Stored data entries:
--
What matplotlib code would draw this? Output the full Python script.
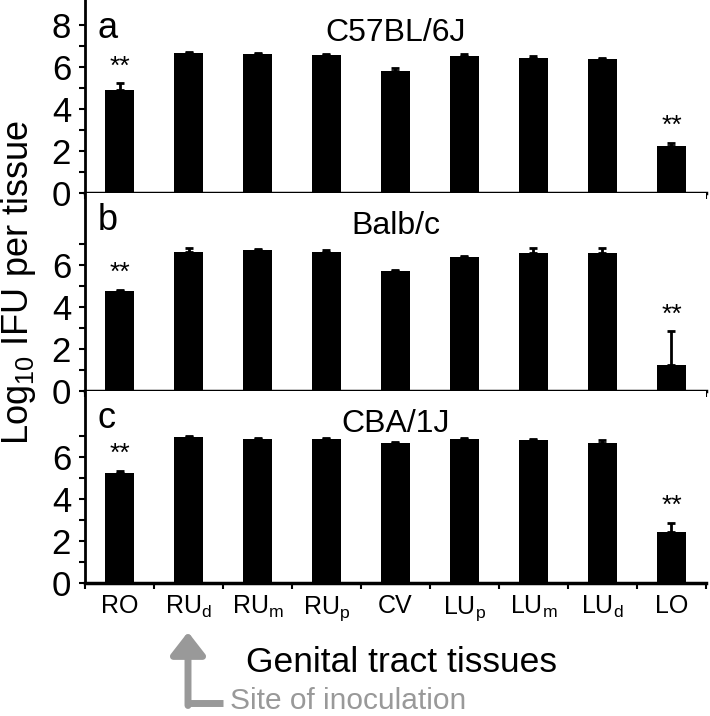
import numpy as np
import matplotlib
matplotlib.use('Agg')
import matplotlib.pyplot as plt

plt.rcParams['font.family'] = ['Liberation Sans', 'DejaVu Sans']
plt.rcParams['mathtext.fontset'] = 'custom'
plt.rcParams['mathtext.rm'] = 'Liberation Sans'
plt.rcParams['mathtext.it'] = 'Liberation Sans'

tissues = ['RO', 'RU$_\\mathrm{d}$', 'RU$_\\mathrm{m}$', 'RU$_\\mathrm{p}$', 'CV',
           'LU$_\\mathrm{p}$', 'LU$_\\mathrm{m}$', 'LU$_\\mathrm{d}$', 'LO']

strains = ['C57BL/6J', 'Balb/c', 'CBA/1J']
letters = ['a', 'b', 'c']

c57_mean = [4.9, 6.67, 6.62, 6.57, 5.81, 6.52, 6.43, 6.38, 2.24]
c57_err = [0.32, 0.05, 0.06, 0.07, 0.15, 0.1, 0.1, 0.06, 0.15]
balb_mean = [4.75, 6.62, 6.71, 6.62, 5.71, 6.38, 6.57, 6.55, 1.24]
balb_err = [0.06, 0.2, 0.05, 0.1, 0.05, 0.05, 0.25, 0.25, 1.6]
cba_mean = [5.24, 6.95, 6.86, 6.86, 6.67, 6.86, 6.83, 6.67, 2.43]
cba_err = [0.1, 0.05, 0.04, 0.05, 0.04, 0.05, 0.05, 0.15, 0.43]

means = [c57_mean, balb_mean, cba_mean]
errs = [c57_err, balb_err, cba_err]
signif = [0, 8]  # indices marked with **

W, H = 710, 716
fig = plt.figure(figsize=(W / 100, H / 100), dpi=100)

# (top pixel, zero pixel) for each panel; 21 px per log unit
panels_px = [(0, 193), (193, 391), (391, 583)]
left_px, right_px = 85, 706
px_per_unit = 21.0

x = np.arange(len(tissues))
for i, (top, zero) in enumerate(panels_px):
    ax = fig.add_axes([left_px / W, 1 - zero / H, (right_px - left_px) / W, (zero - top) / H])
    m = np.array(means[i])
    e = np.array(errs[i])
    ax.bar(x, m, width=0.41, color='black', zorder=2)
    ax.errorbar(x, m, yerr=[np.zeros_like(e), e], fmt='none', ecolor='black',
                elinewidth=2, capsize=3, capthick=2, zorder=1)
    for j in signif:
        ax.text(x[j], m[j] + e[j] + 0.8, '**', ha='center', va='center', fontsize=19)
    ax.set_xlim(-0.5, len(tissues) - 0.5)
    ax.set_ylim(0, (zero - top) / px_per_unit)
    if i == 0:
        ax.set_yticks([0, 2, 4, 6, 8])
    else:
        ax.set_yticks([0, 2, 4, 6])
    ax.set_yticks(np.arange(1, 9, 2), minor=True)
    ax.set_xticks(x)
    ax.set_xticks(np.arange(-0.5, len(tissues)), minor=True)
    if i == 2:
        ax.set_xticklabels(tissues, fontsize=18)
    else:
        ax.set_xticklabels([])
    ax.tick_params(axis='x', which='major', length=0, pad=8)
    ax.tick_params(axis='x', which='minor', length=4, width=1.5, direction='out')
    ax.tick_params(axis='y', which='both', length=4, width=1.5, direction='out', labelsize=25, pad=6)
    ax.spines['top'].set_visible(False)
    ax.spines['right'].set_visible(False)
    ax.spines['left'].set_linewidth(2)
    ax.spines['bottom'].set_linewidth(2.5)
    h = zero - top
    ax.text(0.02, 1 - 28 / h, letters[i], transform=ax.transAxes, fontsize=26, va='center', ha='left')
    ax.text(0.5, 1 - 33 / h, strains[i], transform=ax.transAxes, fontsize=23, va='center', ha='center')

fig.text(19 / W, 1 - 283 / H, 'Log$_{10}$ IFU per tissue', rotation=90,
         fontsize=26, ha='center', va='center')
fig.text(402 / W, 1 - 662 / H, 'Genital tract tissues', fontsize=25.5, ha='center', va='center')

grey = '#999999'
fig.text(230 / W, 1 - 709 / H, 'Site of inoculation', fontsize=21.5, color=grey,
         ha='left', va='baseline')
fig.add_artist(plt.Line2D([188 / W, 223 / W], [1 - 703 / H, 1 - 703 / H],
                          color=grey, lw=5, transform=fig.transFigure, solid_capstyle='butt'))
fig.patches.append(matplotlib.patches.FancyArrowPatch(
    (188 / W, 1 - 705.5 / H), (188 / W, 1 - 632 / H), transform=fig.transFigure,
    arrowstyle='-|>,head_length=9,head_width=7', mutation_scale=1.5,
    color=grey, lw=5, shrinkA=0, shrinkB=0))

fig.savefig('out.png', dpi=100)
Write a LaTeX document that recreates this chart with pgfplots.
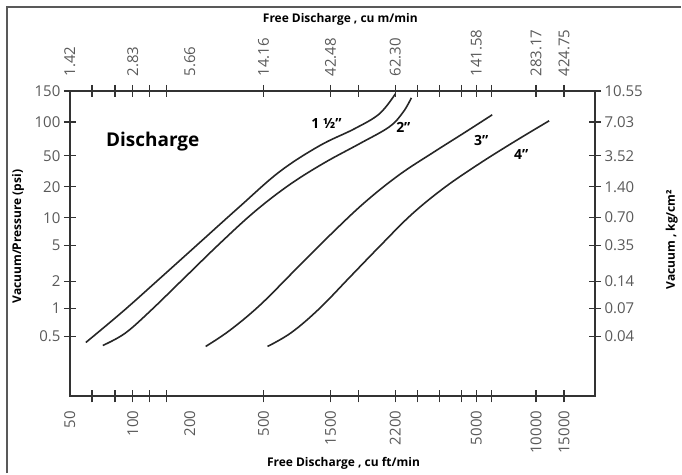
\documentclass[border=0pt]{standalone}
\usepackage{fontspec}
\setmainfont{Open Sans}
\usepackage{pgfplots}
\pgfplotsset{compat=1.18}

% the chart is a schematic nomograph: positions are read off the picture
% (x to the right, y upwards, 1 unit = 1 px of the 682x474 original)
\pgfplotsset{
  chartbase/.style={
    width=526pt, height=306pt, scale only axis,
    xmin=70, xmax=596, ymin=77, ymax=383,
    axis lines=box, clip=false,
    axis line style={line width=1.8pt, black!80},
    tick style={line width=1.4pt, black!80},
    major tick length=12pt, tick align=center,
    tick label style={font=\fontsize{15}{15}\selectfont, text=black!65},
    /pgf/number format/assume math mode=true,
    xtick={92,115,133,150,167,264,331,359,396,418,440,462,477,492,537,565},
    xticklabels={}, xticklabel shift=11pt,
    ytick={137,165,192,228,256,287,318,352,383},
    every axis x label/.style={anchor=center, font=\bfseries\fontsize{12}{12}\selectfont},
    every axis y label/.style={anchor=center, rotate=90, font=\bfseries\fontsize{12}{12}\selectfont},
  },
  curve/.style={line width=1.6pt, black!85, smooth, tension=0.6, no marks},
}
\tikzset{sizelabel/.style={font=\bfseries\fontsize{14}{14}\selectfont}}

\begin{document}
\begin{tikzpicture}
% bottom / left scales (cu ft/min, psi)
\begin{axis}[chartbase,
    xtick pos=bottom, ytick pos=left,
    extra x ticks={70,133,190,264,331,396,477,537,565},
    extra x tick labels={50,100,200,500,1500,2200,5000,10000,15000},
    extra x tick style={major tick length=0pt, tick label style={rotate=90, anchor=east}},
    yticklabels={0.5,1,2,5,10,20,50,100,150},
    xlabel={Free Discharge , cu ft/min},
    x label style={at={(axis description cs:0.521,-0.219)}},
    ylabel={Vacuum/Pressure (psi)},
    y label style={at={(axis description cs:-0.099,0.523)}},
]
% 1 1/2 inch
\addplot[curve] coordinates {
(86,131) (123,162) (160,195) (200,231) (240,267) (280,302)
(320,328) (355,345) (380,360) (396,380)
};
% 2 inch
\addplot[curve] coordinates {
(103,128) (125,140) (150,162) (185,196) (220,230) (255,262)
(290,289) (325,311) (360,330) (390,347) (404,362) (412,376)
};
% 3 inch
\addplot[curve] coordinates {
(206,127) (230,143) (260,168) (295,203) (330,238) (365,271)
(400,299) (435,322) (465,341) (493,359)
};
% 4 inch
\addplot[curve] coordinates {
(268,127) (292,141) (320,165) (350,196) (380,227) (412,259)
(445,286) (480,310) (515,332) (550,353)
};
\node[font=\bfseries\fontsize{19}{19}\selectfont] at (axis cs:153,332) {Discharge};
\node[sizelabel] at (axis cs:327,350) {1 ½''};
\node[sizelabel] at (axis cs:404,346) {2''};
\node[sizelabel] at (axis cs:482,333) {3''};
\node[sizelabel] at (axis cs:522,319) {4''};
% outer frame of the figure
\draw[line width=2.2pt, black!65] (axis cs:7,0) -- (axis cs:7,467) -- (axis cs:682,467);
\path (axis cs:0,0) rectangle (axis cs:682,474);
\end{axis}
% top / right scales (cu m/min, kg/cm2)
\begin{axis}[chartbase,
    xtick pos=top, xticklabel pos=top, ytick pos=right, yticklabel pos=right,
    extra x ticks={70,133,190,264,331,396,477,537,565},
    extra x tick labels={1.42,2.83,5.66,14.16,42.48,62.30,141.58,283.17,424.75},
    extra x tick style={major tick length=0pt, tick label style={rotate=90, anchor=west}},
    yticklabels={0.04,0.07,0.14,0.35,0.70,1.40,3.52,7.03,10.55},
    xlabel={Free Discharge , cu m/min},
    x label style={at={(axis description cs:0.515,1.235)}},
    ylabel={Vacuum , kg/cm²},
    y label style={at={(axis description cs:1.146,0.513)}},
]
\end{axis}
\end{tikzpicture}
\end{document}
--
» Your instructions
Please quote exactly the run of lines that starts the entries and ends at the line containing "import matplotlib.pyplot as plt", leaving out every picture.

» Answer to this task
What matplotlib code would draw this? Output the full Python script.
import numpy as np
import matplotlib
matplotlib.use('Agg')
import matplotlib.pyplot as plt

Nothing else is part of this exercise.